The key clashes in 21st-century politics, then, will be between those who free ride, and those who do not. Luckily, a few countries are too big to free ride: America, China, India, Japan and the 27-in-1 EU. Each of these is a deal-breaker: if it tries to free ride, the other four will refuse to step up to their responsibilities, and as a result the global public goods they need will not be supplied. Think of these as the G5.
All of the G5 countries face a common structural problem if any, or all, of the world’s other 165 countries decide not to co-operate. These 165 are globalisation’s new “sack of potatoes”—the phrase used by Karl Marx to describe the inability of peasantry to behave collectively. However, these 165 are really better thought of as two sacks of potatoes. One contains the 60 or so small, poor countries of the “bottom billion”—places such as Haiti, Guinea and Laos, which on most global issues will not have sufficient clout to warrant much attention. The second contains the 100 or so countries that can free ride, but which taken together matter a great deal for most global issues. These are the G100.
Seen this way, we can understand that the geopolitical clash of this century will not be a return to a 19th-century world of great powers fighting it out. Instead, our world will be defined by the struggle between a G5 which has no alternative but to behave responsibly, and a G100 which does. The challenge for the former will thus be assembling sufficient carrots and sticks to bring the G100 into line.
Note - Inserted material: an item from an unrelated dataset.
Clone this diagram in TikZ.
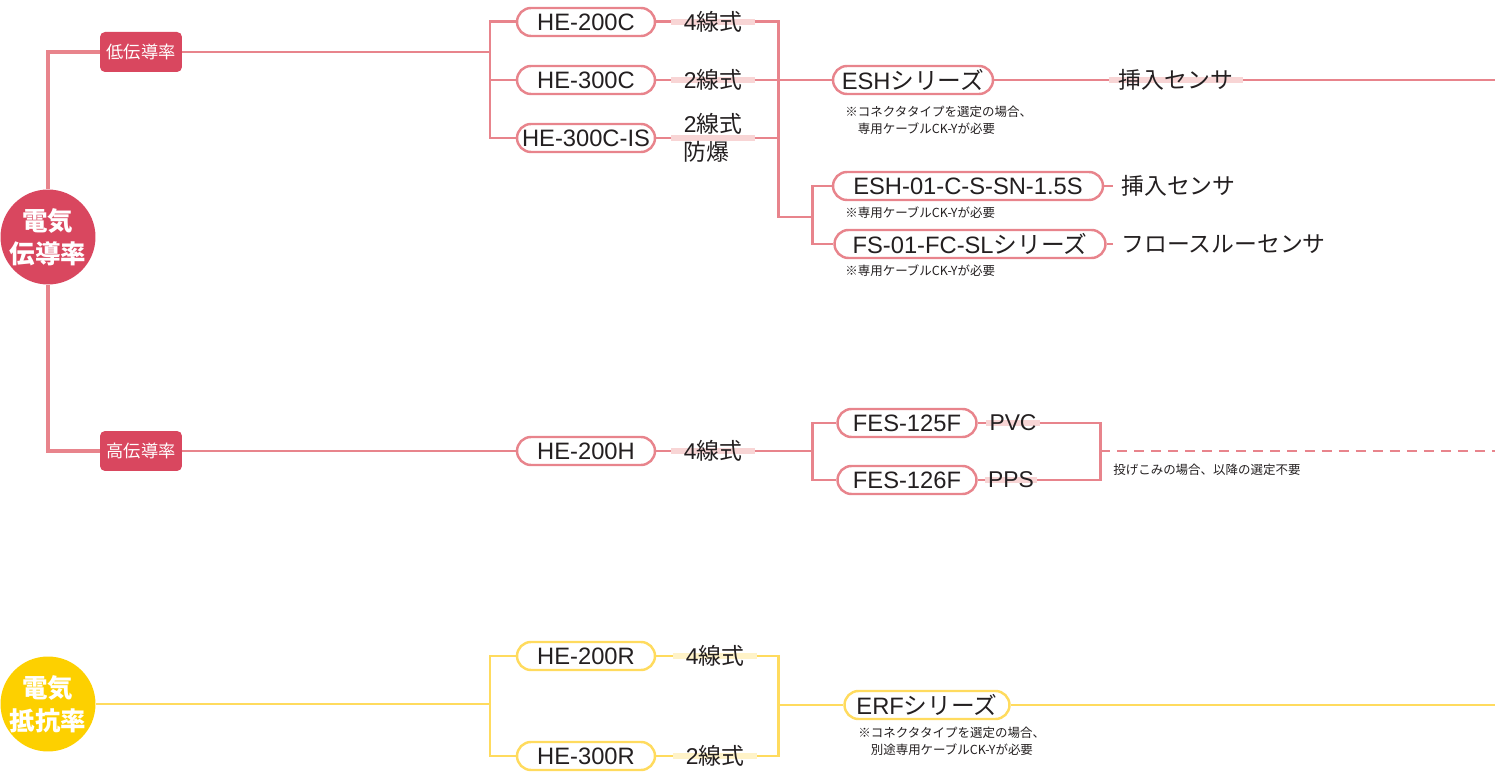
\documentclass[tikz,border=0pt]{standalone}
\usepackage{fontspec}
\setmainfont{Liberation Sans}
\newfontfamily\jp{Noto Sans CJK JP}
\usepackage{tikz}
\usetikzlibrary{positioning,backgrounds}
\definecolor{crimson}{HTML}{D9475F}
\definecolor{rosewire}{HTML}{E8848C}
\definecolor{roseband}{HTML}{F8D5D5}
\definecolor{sun}{HTML}{FDD000}
\definecolor{sunwire}{HTML}{FFDB5E}
\definecolor{sunband}{HTML}{FFF3C8}
\definecolor{ink}{HTML}{231F20}

\tikzset{
  hub/.style={circle, fill=#1, minimum size=1.8cm, inner sep=0pt, text=white,
    align=center, font=\jp\bfseries\fontsize{14.5}{18.5}\selectfont},
  grade/.style={fill=crimson, rounded corners=0.1cm, minimum width=1.64cm,
    minimum height=0.8cm, inner sep=0pt, text=white, font=\jp\fontsize{9.8}{12}\selectfont},
  pill/.style={draw=#1, line width=1.4pt, fill=white, rounded corners=0.28cm,
    minimum height=0.56cm, inner sep=0pt, text=ink, font=\fontsize{13.5}{16}\selectfont},
  wirelbl/.style={inner xsep=0.24cm, inner ysep=0pt, text=ink, font=\fontsize{13}{16}\selectfont},
  note/.style={inner sep=0pt, text=ink, align=left, font=\jp\fontsize{7.1}{9.6}\selectfont},
  trunk/.style={draw=rosewire, line width=2.3pt},
  rose/.style={draw=rosewire, line width=1.7pt},
  sunline/.style={draw=sunwire, line width=1.7pt},
  band/.style={draw=#1, line width=3.4pt},
}

\begin{document}
\begin{tikzpicture}[x=0.02cm, y=-0.02cm]
      \useasboundingbox (0,0) rectangle (1495,776);

      % --- electric conductivity (pink) ---
      \node[hub=crimson] (cond) at (48,237) {電気\\伝導率};
      \node[grade] (low) at (141,52) {低伝導率};
      \node[grade] (high) at (141,451) {高伝導率};

      % low conductivity
      \node[pill=rosewire, minimum width=2.76cm] (he200c) at (586,22) {HE-200C};
      \node[pill=rosewire, minimum width=2.76cm] (he300c) at (586,80) {HE-300C};
      \node[pill=rosewire, minimum width=2.76cm] (he300cis) at (586,138) {HE-300C-IS};
      \node[wirelbl] (w200c) at (713,22) {4{\jp 線式}};
      \node[wirelbl] (w300c) at (713,80) {2{\jp 線式}};
      \node[wirelbl, align=left] (w300cis) at (713,138) {2{\jp 線式}\\{\jp 防爆}};

      \node[pill=rosewire, minimum width=3.2cm] (esh) at (913,80) {ESH{\jp シリーズ}};
      \node[wirelbl, inner xsep=0.2cm] (ins1) at (1176,80) {\jp 挿入センサ};
      \node[note, anchor=west] (n1) at (845,120) {※コネクタタイプを選定の場合、\\\phantom{※}専用ケーブルCK-Yが必要};

      \node[pill=rosewire, minimum width=5.4cm] (esh01) at (968,186) {ESH-01-C-S-SN-1.5S};
      \node[wirelbl, inner xsep=0.16cm, anchor=west] (ins2) at (1113,186) {\jp 挿入センサ};
      \node[note, anchor=west] (n2) at (845,213) {※専用ケーブルCK-Yが必要};
      \node[pill=rosewire, minimum width=5.42cm] (fs01) at (970,244) {FS-01-FC-SL{\jp シリーズ}};
      \node[wirelbl, inner xsep=0.16cm, anchor=west] (flow) at (1113,244) {\jp フロースルーセンサ};
      \node[note, anchor=west] (n3) at (845,271) {※専用ケーブルCK-Yが必要};

      % high conductivity
      \node[pill=rosewire, minimum width=2.76cm] (he200h) at (586,451) {HE-200H};
      \node[wirelbl] (w200h) at (713,451) {4{\jp 線式}};
      \node[pill=rosewire, minimum width=2.78cm] (fes125) at (907,423) {FES-125F};
      \node[pill=rosewire, minimum width=2.78cm] (fes126) at (907,480) {FES-126F};
      \node[wirelbl, inner xsep=0.06cm] (pvc) at (1013,423) {PVC};
      \node[wirelbl, inner xsep=0.06cm] (pps) at (1011,480) {PPS};
      \node[note, anchor=west] (n4) at (1113,470) {投げこみの場合、以降の選定不要};

      % --- electric resistivity (yellow) ---
      \node[hub=sun] (res) at (48,704) {電気\\抵抗率};
      \node[pill=sunwire, minimum width=2.76cm] (he200r) at (586,656) {HE-200R};
      \node[pill=sunwire, minimum width=2.76cm] (he300r) at (586,756) {HE-300R};
      \node[wirelbl] (w200r) at (715,656) {4{\jp 線式}};
      \node[wirelbl] (w300r) at (715,756) {2{\jp 線式}};
      \node[pill=sunwire, minimum width=3.3cm] (erf) at (927,705) {ERF{\jp シリーズ}};
      \node[note, anchor=west] (n5) at (858,741) {※コネクタタイプを選定の場合、\\\phantom{※}別途専用ケーブルCK-Yが必要};

      % junctions
      \coordinate (lowfork) at (490,52);
      \coordinate (cjoin) at (778,217);
      \coordinate (cfork) at (812,217);
      \coordinate (hfork) at (812,451);
      \coordinate (hjoin) at (1100,451);
      \coordinate (rfork) at (490,704);
      \coordinate (rjoin) at (778,705);
      \coordinate (eshend) at (1495,80);
      \coordinate (hend) at (1495,451);
      \coordinate (erfend) at (1495,705);

      \begin{scope}[on background layer]
      % trunk
      \draw[trunk] (low.west) -| (cond.north);
      \draw[trunk] (high.west) -| (cond.south);

      % low branch
      \draw[rose] (low.east) -- (lowfork);
      \draw[rose] (he200c.west) -| (lowfork) |- (he300cis.west);
      \draw[rose] (lowfork |- he300c) -- (he300c.west);
      \draw[rose] (he200c.east) -- (w200c.west);
      \draw[rose] (he300c.east) -- (w300c.west);
      \draw[rose] (he300cis.east) -- (w300cis.west);
      \draw[band=roseband] (w200c.west) -- (w200c.east);
      \draw[band=roseband] (w300c.west) -- (w300c.east);
      \draw[band=roseband] (w300cis.west) -- (w300cis.east);
      \draw[rose] (w200c.east) -| (cjoin) -- (cfork);
      \draw[rose] (w300c.east) -- (esh.west);
      \draw[rose] (w300cis.east) -- (w300cis.east -| cjoin);
      \draw[rose] (esh.east) -- (ins1.west);
      \draw[band=roseband] (ins1.west) -- (ins1.east);
      \draw[rose] (ins1.east) -- (eshend);
      \draw[rose] (esh01.west) -| (cfork) |- (fs01.west);
      \draw[rose] (esh01.east) -- (ins2.west);
      \draw[rose] (fs01.east) -- (flow.west);

      % high branch
      \draw[rose] (high.east) -- (he200h.west);
      \draw[rose] (he200h.east) -- (w200h.west);
      \draw[band=roseband] (w200h.west) -- (w200h.east);
      \draw[rose] (w200h.east) -- (hfork);
      \draw[rose] (fes125.west) -| (hfork) |- (fes126.west);
      \draw[rose] (fes125.east) -- (pvc.west);
      \draw[rose] (fes126.east) -- (pps.west);
      \draw[band=roseband] (pvc.west) -- (pvc.east);
      \draw[band=roseband] (pps.west) -- (pps.east);
      \draw[rose] (pvc.east) -| (hjoin) |- (pps.east);
      \draw[rose, dash pattern=on 5.7pt off 4pt] (hjoin) -- (hend);

      % resistivity branch
      \draw[sunline] (res.east) -- (rfork);
      \draw[sunline] (he200r.west) -| (rfork) |- (he300r.west);
      \draw[sunline] (he200r.east) -- (w200r.west);
      \draw[sunline] (he300r.east) -- (w300r.west);
      \draw[band=sunband] (w200r.west) -- (w200r.east);
      \draw[band=sunband] (w300r.west) -- (w300r.east);
      \draw[sunline] (w200r.east) -| (rjoin) |- (w300r.east);
      \draw[sunline] (rjoin) -- (erf.west);
      \draw[sunline] (erf.east) -- (erfend);
      \end{scope}
    \end{tikzpicture}
\end{document}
This will bring uncomfortable choices: most conventional carrots, like preferential trade deals, will prove too expensive, given that many of the G100 countries are much richer than two of the G5: China and India, when measured by GDP per capita. But there are still plenty of options for sticks—such as trade restrictions.
The G5 itself is an odd club, whose members could scarcely be more different, united only on issues of unmistakable global interest. Its members will take time to learn their new roles. Their attempt to become bullies for good global co-operation could backfire, inadvertently promoting crude nationalism. Think of the current flare-up of abusive nationalism between Germany and Greece, but on a much grander scale.
However distasteful it may be to have the G5 running the 21st century, it is likely to be a considerable improvement on the horrors of the 20th, and a realistic backstop to the utopian aspiration of global governance. And eventually, this model will produce a world in which the US and China are on the same side, as will be China and India, and Europe and America too. Indeed, the hardest transformation may be in our hearts, for we must learn to cheer when the big bully the small.”